On January 29th, 2024, Charles Littlejohn pled guilty in U.S. district court to the theft of the private tax returns for then President Trump. The pilfered records were divulged to the New York Times, which published them in the summer of 2020, hoping to damage the Donald just before the General Election. Though Littlejohn will spend the next five years in the pokey, the real criminal in this case is still at large, that being the Internal Revenue Service.
Charles Littlejohn was an accountant affiliated with a consulting firm, one amongst thousands of civilian subcontractors who interface with the federal government. Taking advantage of his under-supervised access to Americans’ tax records, Littlejohn immediately targeted Donald Trump’s private tax returns, leading some investigators to suspect that he took the job precisely for this purpose. Littlejohn purloined the records by downloading them on the sly onto his iPod. The New York Times that summer timed the exposé perfectly for maximum fallout prior to the presidential election.
Not stopping at Trump, Littlejohn next siphoned the private tax returns for thousands of wealthy and famous citizens, like Jeff Bezos and Elon Musk. This confidential data he then shared with ProPublica, a public-interest website. Though Littlejohn’s first target was the elected president, a public official, his subsequent targets held no public office, and their only crime in Littlejohn’s mind was that they were too successful.
There are some good-faith arguments in favor of public officials’ tax disclosures. Those in this camp believe that the citizenry has a right to know what sources of personal revenue candidates have, and some countries even require such disclosures. In the United States, it is unrequired, but since Richard Nixon presidential candidates have voluntarily disclosed their tax returns. Donald Trump bucked the practice, probably realizing that you cannot have good-faith disclosures of personal income when they’ll be met with bad-faith cancel culture which attempts to foreclose those sources of income, as Trump has repeatedly experienced from his critics. Even the Gray Lady left a mistaken impression when it covered Trump’s tax returns; by stating that in fiscal years 2016 and 2017 Trump had paid only $750 in federal income taxes, it led readership to think that Trump had evaded taxes, which in fact he had just avoided them, a legal distinction which everyone should exploit if able.

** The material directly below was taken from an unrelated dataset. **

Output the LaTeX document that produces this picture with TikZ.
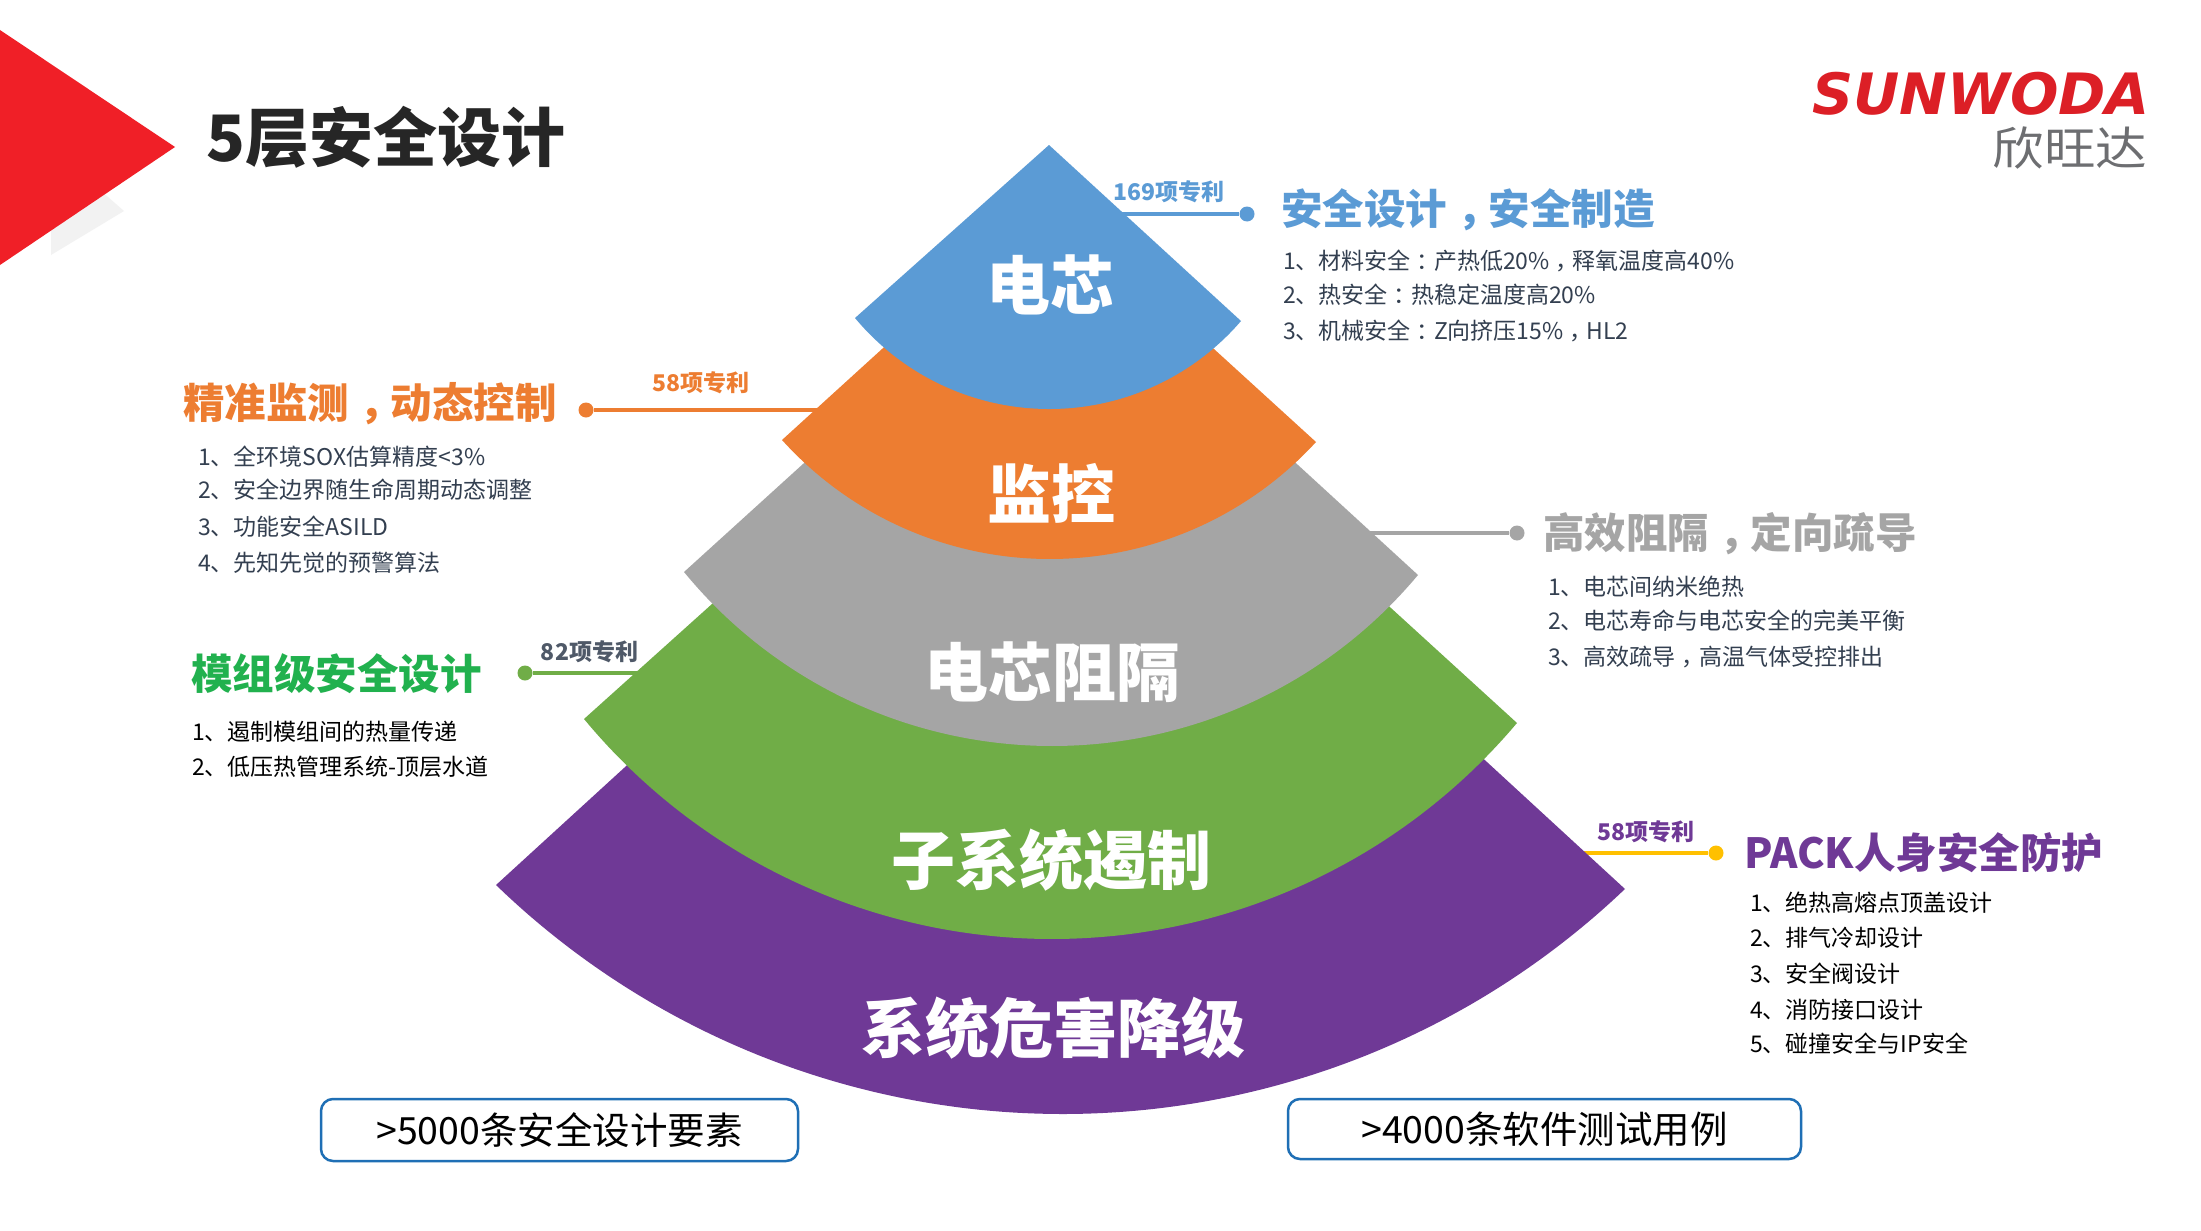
\documentclass[tikz,border=0pt]{standalone}
\usepackage{fontspec}
\setmainfont{Noto Sans CJK SC}
\newfontfamily\logolat[BoldItalicFont={DejaVu Sans Bold Oblique}]{DejaVu Sans}
\newfontfamily\logocn[AutoFakeSlant=0.18,FakeStretch=1.12]{Noto Sans CJK SC}
\definecolor{cblue}{HTML}{5B9BD5}
\definecolor{corange}{HTML}{ED7D31}
\definecolor{cgray}{HTML}{A5A5A5}
\definecolor{cgreen}{HTML}{70AD47}
\definecolor{cpurple}{HTML}{6F3996}
\definecolor{chgreen}{HTML}{21B14E}
\definecolor{cyellow}{HTML}{FFC000}
\definecolor{cred}{HTML}{F01F27}
\definecolor{cdark}{HTML}{333F50}
\definecolor{cslate}{HTML}{4F5968}
\definecolor{cbox}{HTML}{1F6FB5}
\definecolor{ctitle}{HTML}{262626}
\definecolor{clogored}{HTML}{DC1F26}
\definecolor{clogogray}{HTML}{6D6E71}
\newcommand{\fpx}[1]{\fontsize{#1pt}{#1pt}\selectfont}
% full-width punctuation sitting in the middle of its cell
\newcommand{\midp}[1]{\kern.26em#1\kern-.26em}
% colour, top-left, L x, L y, R x, R y, top-right, sag
\newcommand{\fanlayer}[8]{%
  \pgfmathsetmacro\fmx{(#3+#5)/2}%
  \pgfmathsetmacro\fmy{(#4+#6)/2}%
  \pgfmathsetmacro\fhw{veclen(#5-#3,#6-#4)/2}%
  \pgfmathsetmacro\fth{atan2(#6-#4,#5-#3)}%
  \pgfmathsetmacro\frr{\fhw*(\fhw/(2*#8))+#8/2}%
  \pgfmathsetmacro\fcx{\fmx+(\frr-#8)*sin(\fth)}%
  \pgfmathsetmacro\fcy{\fmy-(\frr-#8)*cos(\fth)}%
  \pgfmathsetmacro\faL{atan2(#4-\fcy,#3-\fcx)}%
  \pgfmathsetmacro\faR{atan2(#6-\fcy,#5-\fcx)}%
  \fill[#1] (#2) -- (#3,#4) -- plot[domain=\faL:\faR,samples=90,smooth] ({\fcx+\frr*cos(\x)},{\fcy+\frr*sin(\x)}) -- (#5,#6) -- (#7) -- cycle;%
}
\tikzset{
  x=1pt,y=-1pt,
  layerlabel/.style={inner sep=0pt,text=white,font=\fpx{64}\bfseries},
  heading/.style={inner sep=0pt,anchor=west,font=\fpx{41.5}\bfseries},
  patent/.style={inner sep=0pt,font=\fpx{23}\bfseries},
  item/.style={inner sep=0pt,anchor=west,font=\fpx{23},text=cdark},
  itemblack/.style={inner sep=0pt,anchor=west,font=\fpx{23},text=black},
  leader/.style={line width=3.5pt},
  enddot/.style={circle,inner sep=0pt,minimum size=15pt},
  countbox/.style={draw=cbox,line width=2.5pt,rounded corners=12pt,fill=white,inner sep=0pt,font=\fpx{37.5},text=black},
}
\begin{document}
\begin{tikzpicture}
\useasboundingbox (0,0) rectangle (2201,1231);
\fill[white] (0,0) rectangle (2201,1231);
% header
\fill[black!5] (51,255) -- (124,211) -- (100,190) -- (51,220) -- cycle;
\fill[cred] (0,30) -- (175,147) -- (0,265) -- cycle;
\node[inner sep=0pt,anchor=west,text=ctitle,font=\fpx{64}\bfseries] (title) at (206,137) {5层安全设计};
% logo
\node[inner sep=0pt,anchor=center,text=clogored,font=\fpx{57}\logolat\bfseries\itshape] (logoen) at (1981,94) {SUNWODA};
\node[inner sep=0pt,anchor=center,text=clogogray,font=\fpx{46}\logocn] (logocn) at (2070,148) {欣旺达};
% leaders, under the layers they start from
\coordinate (e1) at (1115,214);
\coordinate (e2) at (825,410);
\coordinate (e3) at (1360,533);
\coordinate (e4) at (645,673);
\coordinate (e5) at (1575,853);
\node[enddot,fill=cblue] (d1) at (1247,214) {};
\node[enddot,fill=corange] (d2) at (586,410) {};
\node[enddot,fill=cgray] (d3) at (1517,533) {};
\node[enddot,fill=cgreen] (d4) at (525,673) {};
\node[enddot,fill=cyellow] (d5) at (1716,853) {};
\draw[leader,cblue] (e1) -- (d1);
\draw[leader,corange] (e2) -- (d2);
\draw[leader,cgray,line width=4pt] (e3) -- (d3);
\draw[leader,cgreen] (e4) -- (d4);
\draw[leader,cyellow] (e5) -- (d5);
% pyramid, bottom layer first
\fanlayer{cpurple}{636,757}{496}{885}{1625}{889}{1475,751}{227}
\fanlayer{cgreen}{722,595}{584}{719}{1517}{723}{1380,598}{218}
\fanlayer{cgray}{814,454}{684}{572}{1418}{575}{1286,454}{172.5}
\fanlayer{corange}{893,339}{782}{440}{1316}{442}{1203,339}{118}
\fanlayer{cblue}{1049,145}{855}{318}{1241}{321}{1049,145}{89.5}
\node[layerlabel] (l1) at (1050,285) {电芯};
\node[layerlabel] (l2) at (1051,493) {监控};
\node[layerlabel] (l3) at (1052,672) {电芯阻隔};
\node[layerlabel] (l4) at (1051,860) {子系统遏制};
\node[layerlabel] (l5) at (1053,1028) {系统危害降级};
% patents
\node[patent,text=cblue] (p1) at (1168.5,192) {169项专利};
\node[patent,text=corange] (p2) at (700.5,383) {58项专利};
\node[patent,text=cslate] (p4) at (589.5,652) {82项专利};
\node[patent,text=cpurple] (p5) at (1646,832) {58项专利};
% cell
\node[heading,text=cblue] (h1) at (1281,210) {安全设计\midp{，}安全制造};
\node[item] (i11) at (1283,261) {1、材料安全\midp{：}产热低20\%\midp{，}释氧温度高40\%};
\node[item] (i12) at (1283,295) {2、热安全\midp{：}热稳定温度高20\%};
\node[item] (i13) at (1283,331) {3、机械安全\midp{：}Z向挤压15\%\midp{，}HL2};
% monitor
\node[heading,text=corange] (h2) at (183,404) {精准监测\midp{，}动态控制};
\node[item] (i21) at (198,457) {1、全环境SOX估算精度<3\%};
\node[item] (i22) at (198,490) {2、安全边界随生命周期动态调整};
\node[item] (i23) at (198,527) {3、功能安全ASILD};
\node[item] (i24) at (198,563) {4、先知先觉的预警算法};
% barrier
\node[heading,text=cgray] (h3) at (1543,534) {高效阻隔\midp{，}定向疏导};
\node[item] (i31) at (1548,587) {1、电芯间纳米绝热};
\node[item] (i32) at (1548,621) {2、电芯寿命与电芯安全的完美平衡};
\node[item] (i33) at (1548,657) {3、高效疏导\midp{，}高温气体受控排出};
% module
\node[heading,text=chgreen] (h4) at (191,674) {模组级安全设计};
\node[itemblack] (i41) at (192,732) {1、遏制模组间的热量传递};
\node[itemblack] (i42) at (192,767) {2、低压热管理系统-顶层水道};
% pack
\node[heading,text=cpurple] (h5) at (1744,853) {PACK人身安全防护};
\node[itemblack] (i51) at (1750,903) {1、绝热高熔点顶盖设计};
\node[itemblack] (i52) at (1750,938) {2、排气冷却设计};
\node[itemblack] (i53) at (1750,974) {3、安全阀设计};
\node[itemblack] (i54) at (1750,1010) {4、消防接口设计};
\node[itemblack] (i55) at (1750,1044) {5、碰撞安全与IP安全};
% boxes
\node[countbox,minimum width=477pt,minimum height=62pt] (b1) at (559.5,1130) {>5000条安全设计要素};
\node[countbox,minimum width=513pt,minimum height=60pt] (b2) at (1544.5,1129) {>4000条软件测试用例};
\end{tikzpicture}
\end{document}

Even if you are partisan to the formula of “orange man bad,” consider your own income tax returns for a moment (if you file them). How comfortable would you be with a disgruntled neighbor, competitor, employee, prospective employer or ex gaining access to detailed declarations which are supposed to be exclusively between you and the Internal Revenue Service? Every year the IRS demands and compiles unfathomably vast amounts of data about us, and it is all there for the taking. The Federal Bureau of Investigations estimates that tens of thousands of Americans every year fall prey to identity theft due to intercepted tax returns, amongst other causes.

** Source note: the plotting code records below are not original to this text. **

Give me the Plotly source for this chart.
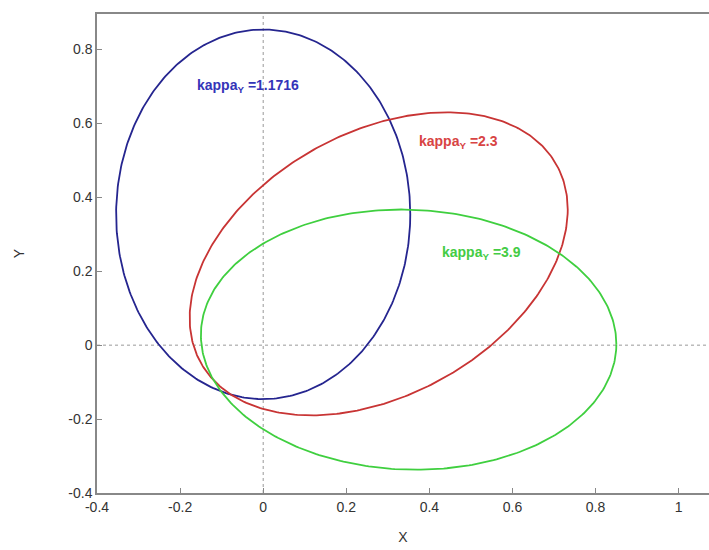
import numpy as np
import plotly.graph_objects as go

# Ellipse parameters
labels = ["kappa<sub>Y</sub> =1.1716", "kappa<sub>Y</sub> =2.3", "kappa<sub>Y</sub> =3.9"]
center_x = [0.0, 0.278, 0.35]
center_y = [0.354, 0.22, 0.015]
half_width = [0.354, 0.455, 0.50]
half_height = [0.50, 0.41, 0.352]
phase_deg = [90.0, 69.0, 92.0]
label_x = [-0.165, 0.37, 0.425]
label_y = [0.70, 0.551, 0.25]
line_colors = ["#25258f", "#c83434", "#3fcf3f"]
text_colors = ["#3434b8", "#d84444", "#44cc44"]

x_ticks = [-0.4, -0.2, 0, 0.2, 0.4, 0.6, 0.8, 1]
x_tick_text = ["-0.4", "-0.2", "0", "0.2", "0.4", "0.6", "0.8", "1"]
y_ticks = [-0.4, -0.2, 0, 0.2, 0.4, 0.6, 0.8]
y_tick_text = ["-0.4", "-0.2", "0", "0.2", "0.4", "0.6", "0.8"]

fig = go.Figure()
t = np.linspace(0, 2 * np.pi, 400)
for cx, cy, rx, ry, ph, col in zip(center_x, center_y, half_width, half_height, phase_deg, line_colors):
    xs = cx + rx * np.cos(t)
    ys = cy + ry * np.cos(t - np.radians(ph))
    fig.add_trace(go.Scatter(x=xs, y=ys, mode="lines", line=dict(color=col, width=1.8),
                             showlegend=False, hoverinfo="skip"))

# dotted zero lines
fig.add_shape(type="line", x0=0, x1=0, y0=0, y1=1, xref="x", yref="paper",
              line=dict(color="#999999", width=1, dash="dot"), layer="below")
fig.add_shape(type="line", x0=0, x1=1, y0=0, y1=0, xref="paper", yref="y",
              line=dict(color="#999999", width=1, dash="dot"), layer="below")

for lx, ly, txt, col in zip(label_x, label_y, labels, text_colors):
    fig.add_annotation(x=lx, y=ly, text="<b>" + txt + "</b>", showarrow=False,
                       xanchor="left", yanchor="middle",
                       font=dict(family="Liberation Sans, Arial", size=14, color=col))

axis_font = dict(family="Liberation Sans, Arial", size=14, color="#333333")
fig.update_layout(
    width=709, height=550,
    margin=dict(l=97, r=0, t=14, b=57, autoexpand=False),
    paper_bgcolor="white", plot_bgcolor="white",
    xaxis=dict(range=[-0.4, 1.073], tickvals=x_ticks, ticktext=x_tick_text,
               showgrid=False, zeroline=False, showline=True, mirror=True,
               linecolor="#888888", linewidth=1.5, ticks="inside", ticklen=5,
               tickcolor="#888888", tickfont=axis_font, automargin=False,
               title=dict(text="X", font=axis_font, standoff=19)),
    yaxis=dict(range=[-0.4, 0.896], tickvals=y_ticks, ticktext=y_tick_text,
               showgrid=False, zeroline=False, showline=True, mirror=False,
               linecolor="#888888", linewidth=1.5, ticks="inside", ticklen=5,
               tickcolor="#888888", tickfont=axis_font, automargin=False,
               title=dict(text="Y", font=axis_font, standoff=40)),
)
fig.write_html("out.html", config={"displayModeBar": False},
               post_script="document.body.style.margin='0';document.body.style.overflow='hidden';")
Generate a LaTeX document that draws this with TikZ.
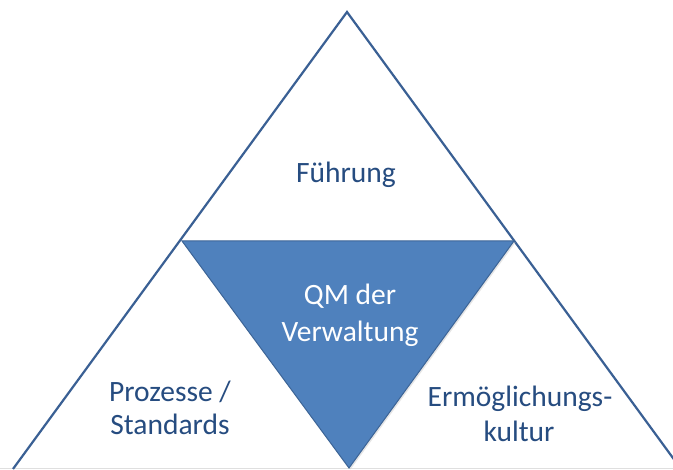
\documentclass[tikz,border=0pt]{standalone}
\usepackage{fontspec}
\setmainfont{Carlito}
\definecolor{edgeblue}{RGB}{58,96,148}
\definecolor{fillblue}{RGB}{79,129,189}
\definecolor{darkedge}{RGB}{60,100,150}
\definecolor{textblue}{RGB}{38,76,128}
\tikzset{
  lbl/.style={font=\fontsize{29.5}{36}\selectfont, text=textblue, anchor=base, inner sep=0pt},
  wlbl/.style={lbl, text=white},
}
\begin{document}
\begin{tikzpicture}[x=1pt,y=-1pt]
\useasboundingbox (0,0) rectangle (673,470);
\fill[white] (0,0) rectangle (673,470);
\begin{scope}
\clip (0,0) rectangle (673,470);
\draw[gray!25, line width=0.8pt] (0,468.5) -- (673,468.5);
\coordinate (apex) at (347,12);
\coordinate (bl) at (13,469);
\coordinate (br) at (681,469);
\draw[edgeblue, line width=2.2pt, line join=miter] (bl) -- (apex) -- (br);
\coordinate (itl) at (182,241);
\coordinate (itr) at (514,241);
\coordinate (ib) at (349,468);
\fill[gray!40, opacity=0.5] ([xshift=1.5pt,yshift=-1.5pt]itl) -- ([xshift=1.5pt,yshift=-1.5pt]itr) -- ([xshift=1.5pt,yshift=-1.5pt]ib) -- cycle;
\filldraw[fill=fillblue, draw=darkedge, line width=1pt] (itl) -- (itr) -- (ib) -- cycle;
\end{scope}
\node[lbl] (f) at (346,183) {Führung};
\node[wlbl] (q1) at (350,305) {QM der};
\node[wlbl] (q2) at (350,342) {Verwaltung};
\node[lbl] (p1) at (170,402) {Prozesse /};
\node[lbl] (p2) at (170,435) {Standards};
\node[lbl] (e1) at (520,407) {Ermöglichungs-};
\node[lbl] (e2) at (519,442) {kultur};
\end{tikzpicture}
\end{document}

Javelin Strategy and Research calculates that Americans in 2020 suffered $56 billion in private losses due to identity theft, some of this related to data captured from tax returns. These are in some instances insurmountable private losses in order to prop up a federal government which no one would concede wisely spends our money!
Apart from the losses which we may suffer by criminally appropriated data which the IRS demands, there have been instances of the IRS specifically targeting taxpayers for political reasons. Most of us remember IRS lackey Lois Lerner who obstructed conservative organizations from acquiring tax-exempt status for fundraising purposes just prior to 2012’s election, based purely on their ideology. Progressives at the time countered that the IRS was also obstructing exemptions for liberal organizations… which is precisely the problem! We have a governmental agency aggregating data about us, and we may never know when said agency may be weaponized against us, a practice dating back at least to the administration of Franklin Roosevelt, who sicced the IRS on critics of his New Deal.
Libertarians say (often and loudly) that taxation is theft, as there is a moral dilemma with the act of coercing money from someone rather than earning it by offering a valuable exchange. Just as validly, though, all Americans should oppose the Internal Revenue Service on grounds that it unconscionably and dangerously intrudes on our most sensitive financial details. Immediately is not soon enough to decommission an agency which outright steals our sustenance and leaves us vulnerable to others with even worse intentions!
Out of all the concepts that I am most surprised by I am most surprised by my turn around on the tax issue.
I definitely fell into the “but muh roads” POV for most of my adult life.
I don’t mind too much local and state taxes but the sheer amount of misuse of federal tax dollars Is criminal.
I have no qualms with anyone trying to minimize their tax burden anymore. I have no interest in adding to another pallet load of dollars that the pentagon can lose somewhere in the desert of the next country whose leaders they would like to overthrow!
I don’t know how one can avoid these issues with taxes and having your records leaked other than not becoming too wealthy and famous so that you are a target. Could Trump have protected himself in any way?